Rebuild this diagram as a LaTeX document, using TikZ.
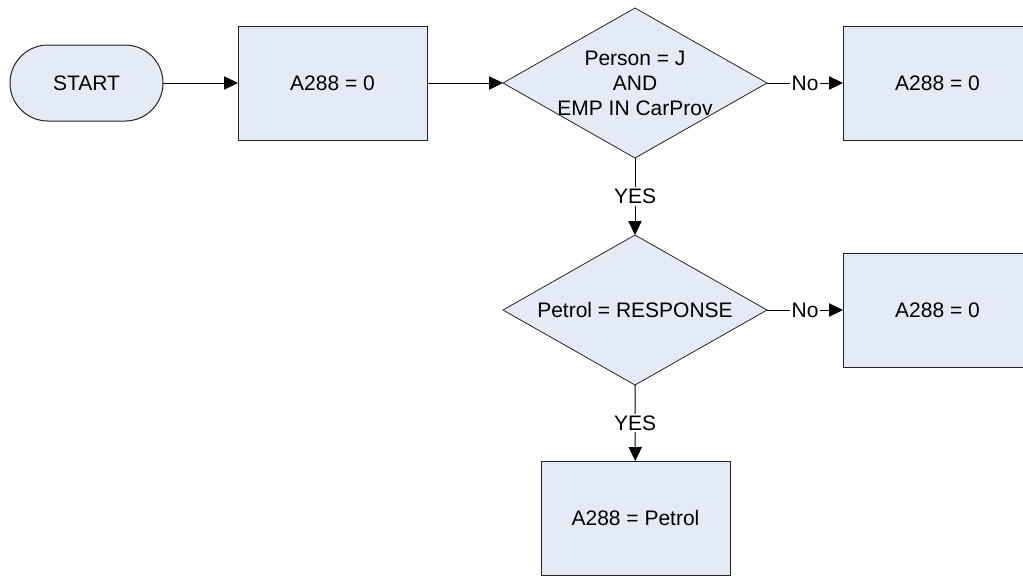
* * *
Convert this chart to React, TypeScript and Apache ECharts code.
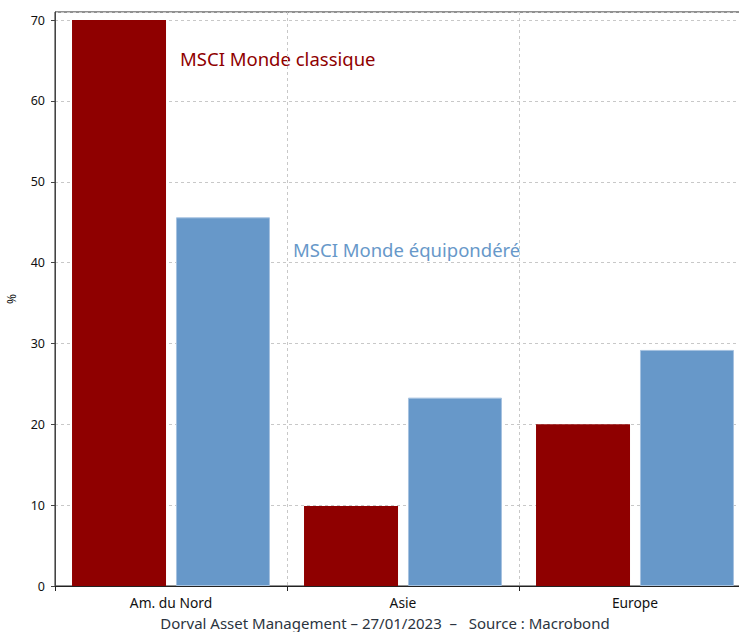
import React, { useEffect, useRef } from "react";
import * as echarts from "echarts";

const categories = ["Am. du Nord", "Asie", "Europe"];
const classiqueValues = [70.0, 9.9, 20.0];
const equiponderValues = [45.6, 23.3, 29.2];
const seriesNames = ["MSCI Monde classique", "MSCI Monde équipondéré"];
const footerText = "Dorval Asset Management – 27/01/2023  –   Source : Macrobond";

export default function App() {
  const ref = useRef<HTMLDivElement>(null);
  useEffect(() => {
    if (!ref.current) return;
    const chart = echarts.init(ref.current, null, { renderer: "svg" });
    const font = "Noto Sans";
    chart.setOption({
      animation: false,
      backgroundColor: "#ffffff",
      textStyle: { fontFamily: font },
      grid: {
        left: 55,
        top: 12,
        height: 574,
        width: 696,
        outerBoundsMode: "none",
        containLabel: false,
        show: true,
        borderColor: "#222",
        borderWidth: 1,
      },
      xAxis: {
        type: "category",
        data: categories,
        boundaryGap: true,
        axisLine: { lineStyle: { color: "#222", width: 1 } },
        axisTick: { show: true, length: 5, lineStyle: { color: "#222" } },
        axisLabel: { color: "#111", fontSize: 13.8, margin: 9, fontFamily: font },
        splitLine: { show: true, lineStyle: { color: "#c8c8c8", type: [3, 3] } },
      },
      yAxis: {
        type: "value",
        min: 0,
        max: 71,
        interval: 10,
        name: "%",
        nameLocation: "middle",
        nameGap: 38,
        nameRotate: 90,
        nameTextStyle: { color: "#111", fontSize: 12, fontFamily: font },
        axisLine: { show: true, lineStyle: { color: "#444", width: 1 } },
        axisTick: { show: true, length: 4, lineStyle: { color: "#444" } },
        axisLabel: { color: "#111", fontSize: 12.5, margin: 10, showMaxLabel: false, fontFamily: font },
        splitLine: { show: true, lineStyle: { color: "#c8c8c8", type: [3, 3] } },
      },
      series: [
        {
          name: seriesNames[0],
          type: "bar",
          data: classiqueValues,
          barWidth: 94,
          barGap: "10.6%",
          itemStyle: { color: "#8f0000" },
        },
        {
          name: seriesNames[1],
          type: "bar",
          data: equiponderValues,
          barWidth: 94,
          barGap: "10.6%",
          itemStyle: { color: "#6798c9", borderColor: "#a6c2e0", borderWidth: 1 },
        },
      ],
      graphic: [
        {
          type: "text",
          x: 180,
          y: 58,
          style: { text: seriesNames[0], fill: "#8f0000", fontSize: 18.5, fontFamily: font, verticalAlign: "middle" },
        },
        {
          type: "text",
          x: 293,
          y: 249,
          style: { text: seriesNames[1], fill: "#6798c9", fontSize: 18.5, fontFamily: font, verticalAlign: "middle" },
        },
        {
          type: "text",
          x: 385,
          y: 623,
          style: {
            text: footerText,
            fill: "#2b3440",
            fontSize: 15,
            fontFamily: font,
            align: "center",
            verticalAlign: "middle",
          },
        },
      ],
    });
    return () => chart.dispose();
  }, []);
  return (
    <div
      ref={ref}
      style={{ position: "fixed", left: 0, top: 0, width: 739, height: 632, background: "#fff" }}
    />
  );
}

## [WHAT IS BEING ASKED]
Pick out the part that begins with the line containing "Convert this chart" and finishes with the line containing "Asset Management –", both included. Restate it exactly, without images.

## [TASK ANSWER]
Convert this chart to React, TypeScript and Apache ECharts code.
import React, { useEffect, useRef } from "react";
import * as echarts from "echarts";

const categories = ["Am. du Nord", "Asie", "Europe"];
const classiqueValues = [70.0, 9.9, 20.0];
const equiponderValues = [45.6, 23.3, 29.2];
const seriesNames = ["MSCI Monde classique", "MSCI Monde équipondéré"];
const footerText = "Dorval Asset Management – 27/01/2023  –   Source : Macrobond";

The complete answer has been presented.